If, as Sandy Levinson argues, our current system is “at least inefficacious and at worst imbecilic,” then we need a deeper understanding of what Barbara Heinzen called the “politics of systemic invention.”
In our second session of presentations at the Reconstitutional Convention, a stellar line-up of activists, officials, and academics outlined many of the structural limitations and failures of our current institutions. And, emphatically, these institutions are not failing forward.
Stephen Duncombe discussed Occupy Wall Street as both a sign of deep disenchantment and generalized disappointment with government, but also as a manifestation of the will of people to participate in fundamental actions to call attention to and improve government failures.
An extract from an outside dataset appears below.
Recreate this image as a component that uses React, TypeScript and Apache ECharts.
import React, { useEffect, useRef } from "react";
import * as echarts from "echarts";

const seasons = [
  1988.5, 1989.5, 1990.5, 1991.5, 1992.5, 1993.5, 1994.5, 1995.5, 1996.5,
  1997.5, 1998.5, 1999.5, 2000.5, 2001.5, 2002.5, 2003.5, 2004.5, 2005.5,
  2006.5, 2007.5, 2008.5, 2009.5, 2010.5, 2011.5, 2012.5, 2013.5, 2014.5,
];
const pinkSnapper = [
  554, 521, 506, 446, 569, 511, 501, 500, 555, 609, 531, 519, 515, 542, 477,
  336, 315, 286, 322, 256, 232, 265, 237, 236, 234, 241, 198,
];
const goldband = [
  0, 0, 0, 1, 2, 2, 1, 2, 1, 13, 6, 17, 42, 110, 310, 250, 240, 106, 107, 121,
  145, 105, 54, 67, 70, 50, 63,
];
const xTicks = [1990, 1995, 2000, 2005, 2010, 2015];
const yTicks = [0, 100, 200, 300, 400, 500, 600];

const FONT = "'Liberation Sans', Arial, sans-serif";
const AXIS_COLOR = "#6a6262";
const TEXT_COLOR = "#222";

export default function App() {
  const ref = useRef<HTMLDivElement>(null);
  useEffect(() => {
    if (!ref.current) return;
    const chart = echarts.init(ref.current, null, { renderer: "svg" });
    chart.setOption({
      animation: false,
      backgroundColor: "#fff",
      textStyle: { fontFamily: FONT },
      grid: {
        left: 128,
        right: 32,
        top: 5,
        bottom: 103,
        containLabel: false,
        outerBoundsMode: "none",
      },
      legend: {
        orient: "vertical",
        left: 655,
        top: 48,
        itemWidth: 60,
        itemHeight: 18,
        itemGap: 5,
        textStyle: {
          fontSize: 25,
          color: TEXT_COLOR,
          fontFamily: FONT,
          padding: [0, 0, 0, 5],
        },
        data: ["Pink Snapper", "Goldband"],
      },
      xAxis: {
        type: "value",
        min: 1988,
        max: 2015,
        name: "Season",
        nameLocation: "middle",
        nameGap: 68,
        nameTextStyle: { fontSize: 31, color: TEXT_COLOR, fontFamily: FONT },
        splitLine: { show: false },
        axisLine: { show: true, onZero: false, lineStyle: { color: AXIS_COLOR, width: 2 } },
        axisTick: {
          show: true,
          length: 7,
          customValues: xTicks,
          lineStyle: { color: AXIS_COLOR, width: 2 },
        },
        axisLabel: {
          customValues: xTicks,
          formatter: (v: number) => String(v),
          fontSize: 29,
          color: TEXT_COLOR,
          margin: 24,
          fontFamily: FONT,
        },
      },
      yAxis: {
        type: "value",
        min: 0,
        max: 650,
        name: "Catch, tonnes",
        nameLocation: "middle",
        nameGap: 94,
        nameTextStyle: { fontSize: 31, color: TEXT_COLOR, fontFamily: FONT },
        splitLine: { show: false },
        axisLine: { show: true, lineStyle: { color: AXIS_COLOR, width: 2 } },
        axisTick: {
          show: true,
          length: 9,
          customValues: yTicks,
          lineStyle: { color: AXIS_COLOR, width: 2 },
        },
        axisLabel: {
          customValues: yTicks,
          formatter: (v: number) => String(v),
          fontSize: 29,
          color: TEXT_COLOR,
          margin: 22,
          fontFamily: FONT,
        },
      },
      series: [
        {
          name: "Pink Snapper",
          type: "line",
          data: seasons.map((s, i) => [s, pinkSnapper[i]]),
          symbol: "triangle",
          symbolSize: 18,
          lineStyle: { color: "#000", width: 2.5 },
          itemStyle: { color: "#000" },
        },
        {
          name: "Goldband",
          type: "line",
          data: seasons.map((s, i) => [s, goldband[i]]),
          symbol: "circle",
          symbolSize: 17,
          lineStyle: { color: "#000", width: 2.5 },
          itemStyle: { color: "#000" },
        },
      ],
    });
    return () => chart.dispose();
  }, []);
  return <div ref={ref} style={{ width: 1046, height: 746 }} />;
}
These failures are not only being felt by the people affected by government, but by people working in government as well. Andrea Schneider discussed the need to anchor changes within the system, and to look for real collaboration between the public and government that goes beyond civic apps: “there is no app for substantive systems change.” Kiran Jain, city attorney for the city of Oakland pointed out the double whammy in her city of reduced working hours (down a full month of working days since 2008), plus increased citizen-service requests (up 25% since 2008). But these constraints are forcing officials to re-think every aspect of the way they deliver service, and many new experiments are on-going to involve citizens in budgeting and directly funding local micro-businesses.
The most common way people get involved in government is voting, and it is ripe for a re-invention. Micah Sifry laid out 4 relatively straight-forward ways for voting to be improved. One is the inclusion of a binding, “none of the above” box on the ballot. If no candidate has more votes than “none of the above,” then the election is null and a new one called. Next is what Sifry calls bipolar voting, the alternative to vote against a candidate, instead of only for one. Third is to “open up the exit poll,” so that people could add comments to their vote, and those comments could be processed and analyzed to add a deeper layer of insight about what voters are thinking. And finally, the proposal to “deregulate the ballot” so that more options that the two-party duopoly could be given a fighting chance.
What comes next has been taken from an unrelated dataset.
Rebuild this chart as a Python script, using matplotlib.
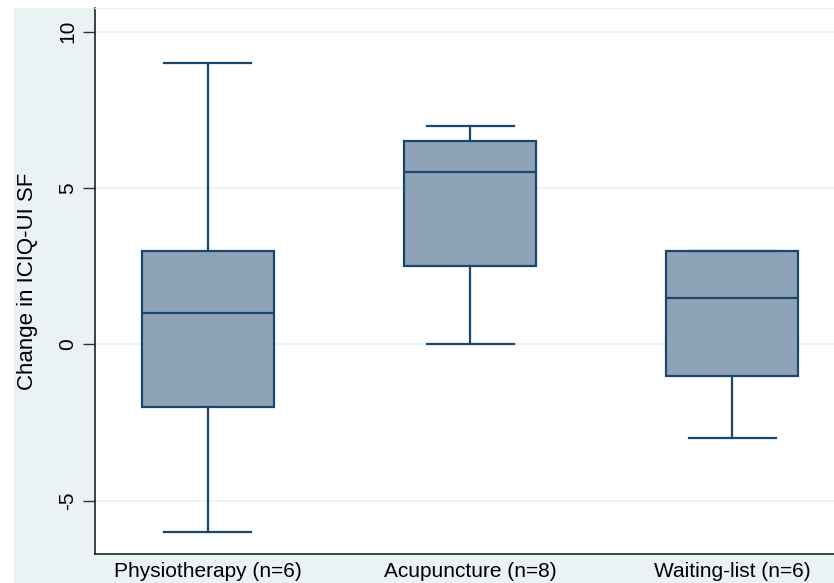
import matplotlib
matplotlib.use("Agg")
import matplotlib.pyplot as plt
from matplotlib.patches import Rectangle

categories = ["Physiotherapy (n=6)", "Acupuncture (n=8)", "Waiting-list (n=6)"]
whisker_low = [-6, 0, -3]
q1 = [-2, 2.5, -1]
median = [1, 5.5, 1.5]
q3 = [3, 6.5, 3]
whisker_high = [9, 7, 3]
yticks = [-5, 0, 5, 10]

plt.rcParams['font.family'] = ['Liberation Sans', 'DejaVu Sans']

W, H = 834, 583
fig = plt.figure(figsize=(W / 100, H / 100), dpi=100, facecolor='white')
fig.patches.append(Rectangle((14 / W, 0), 1 - 14 / W, 1 - 8 / H,
                             transform=fig.transFigure, facecolor='#eaf2f3',
                             edgecolor='none', zorder=-10))
ax = fig.add_axes([95 / W, 1 - 554 / H, 1 - 95 / W, (554 - 8) / H])
ax.set_facecolor('white')

stats = []
for i, c in enumerate(categories):
    stats.append(dict(label=c, whislo=whisker_low[i], q1=q1[i], med=median[i],
                      q3=q3[i], whishi=whisker_high[i], fliers=[]))

edge = '#1a476f'
ax.bxp(stats, positions=[1, 2, 3], widths=0.504, showfliers=False,
       patch_artist=True,
       boxprops=dict(facecolor='#8ea3b8', edgecolor=edge, linewidth=1.6),
       medianprops=dict(color=edge, linewidth=1.6),
       whiskerprops=dict(color=edge, linewidth=1.6),
       capprops=dict(color=edge, linewidth=1.6),
       capwidths=0.332)

ax.set_xlim(0.569, 3.389)
ax.set_ylim(-6.70, 10.76)
ax.set_yticks(yticks)
ax.set_yticklabels([str(t) for t in yticks], rotation=90, va='center', fontsize=15)
ax.tick_params(axis='y', length=9, width=1, color='#333333', pad=4)
ax.tick_params(axis='x', length=0, labelsize=15, pad=6)
ax.yaxis.grid(True, color='#eaf1f2', linewidth=1.2)
ax.set_axisbelow(True)
ax.spines['right'].set_visible(False)
ax.spines['top'].set_color('#eeeeee')
ax.spines['top'].set_linewidth(1.0)
for s in ['left', 'bottom']:
    ax.spines[s].set_color('#222222')
    ax.spines[s].set_linewidth(1.2)
ax.set_ylabel('Change in ICIQ-UI SF', fontsize=16)
ax.yaxis.set_label_coords(-57 / 739, 0.5)

fig.savefig('out.png', dpi=100, facecolor=fig.get_facecolor())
Clem Bezold identified three key parts that are missing from government as it's practiced today: fairness, shared vision, and the future. And with his eye firmly focused on the future, Jim Dator called for governance design that moves us beyond the cradle of Earth, and out into the solar system! What would good governance look like on Mars?
In order to build it, we have to imagine it. Stuart Candy called for a “structure of participation” to allow for collective imagining, a public dreaming.
The limitations and failures of government come from structural problems with the architecture of the system, but they also come from failures of imagination and a fear of the untried. It is our goal at the Governance Futures Lab to help create structures of participation to allow millions, maybe billions, of people on Earth to imagine together, and then invent new social institutions and better ways of living together.